The bottom-right quadrant is where it gets philosophically uncomfortable. These are the people who look at the odds clearly, believe they probably apply, and proceed anyway. What makes them different isn’t delusion or bravado. It’s usually one of three things:
- Some have decoupled their identity from the outcome. They aren’t pursuing the goal because they expect to win, but they are pursuing it because the work itself has intrinsic value. The novelist who spends seven years on a book she knows might not find a publisher isn’t ignoring the odds. She’s just decided that the writing matters independent of what happens to it. Uncertainty is still real. It just has less leverage over her.
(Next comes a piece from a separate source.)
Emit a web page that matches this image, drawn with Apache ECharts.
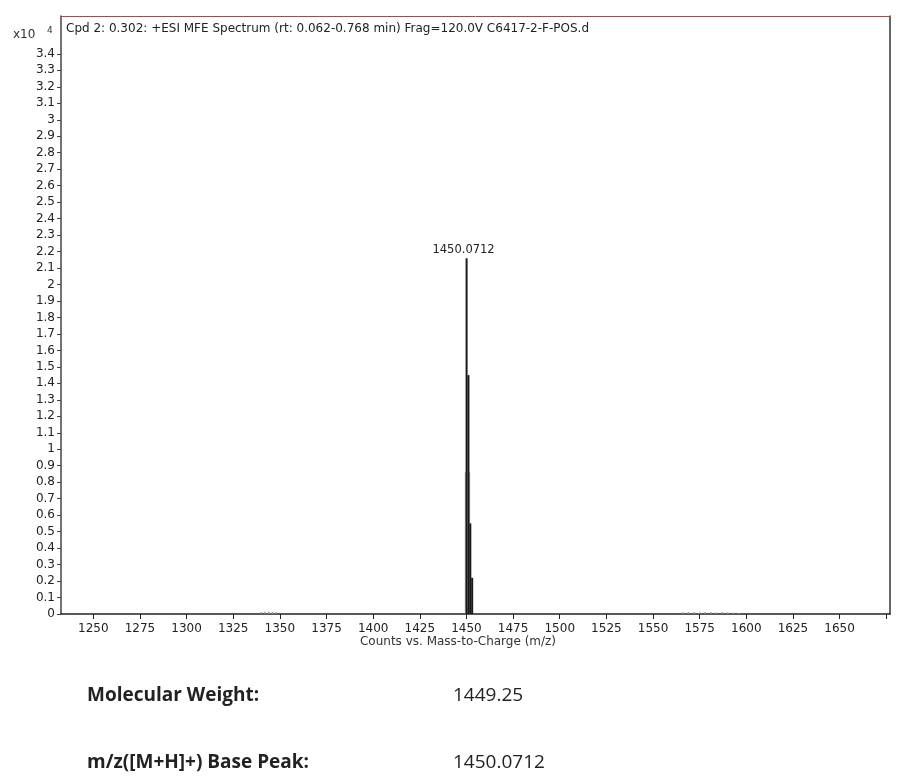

- Some have done the expected value math and accepted the conclusion. The venture is unlikely to work, the payout if it does work is extraordinary, and the cost of not trying is higher than the cost of failing. This isn’t a gut call. It’s arithmetic with honest inputs – including a realistic failure probability.
- And some simply have a longer time horizon than the uncertainty warrants. They’re not betting on a specific outcome. They’re betting on a direction. The variance is high in any given year, but the drift is predictable enough over a decade.
What all three have in common: they’re not flinching from the bottom-right quadrant. They’re operating there deliberately. In my own journey, I’ve learned to function more from the first two approaches.
The Real Question
We have been asking the wrong question. The question has usually been:
“Can you delay gratification?” But that’s not really what’s going on.
The deeper question is: “How do you deal with uncertainty, especially the kind you can’t mentally model, predict, or reason away”.
Waiting is easy when the future feels guaranteed. The interesting behavior happens when the equation looks like this: invest time, money, and effort into an outcome you can’t confidently simulate.
Some people walk away. Some convince themselves that the odds don’t apply. A rare few see the uncertainty clearly, decide the terms are still acceptable, and act.
What we call courage is often just a different relationship to not knowing how it ends.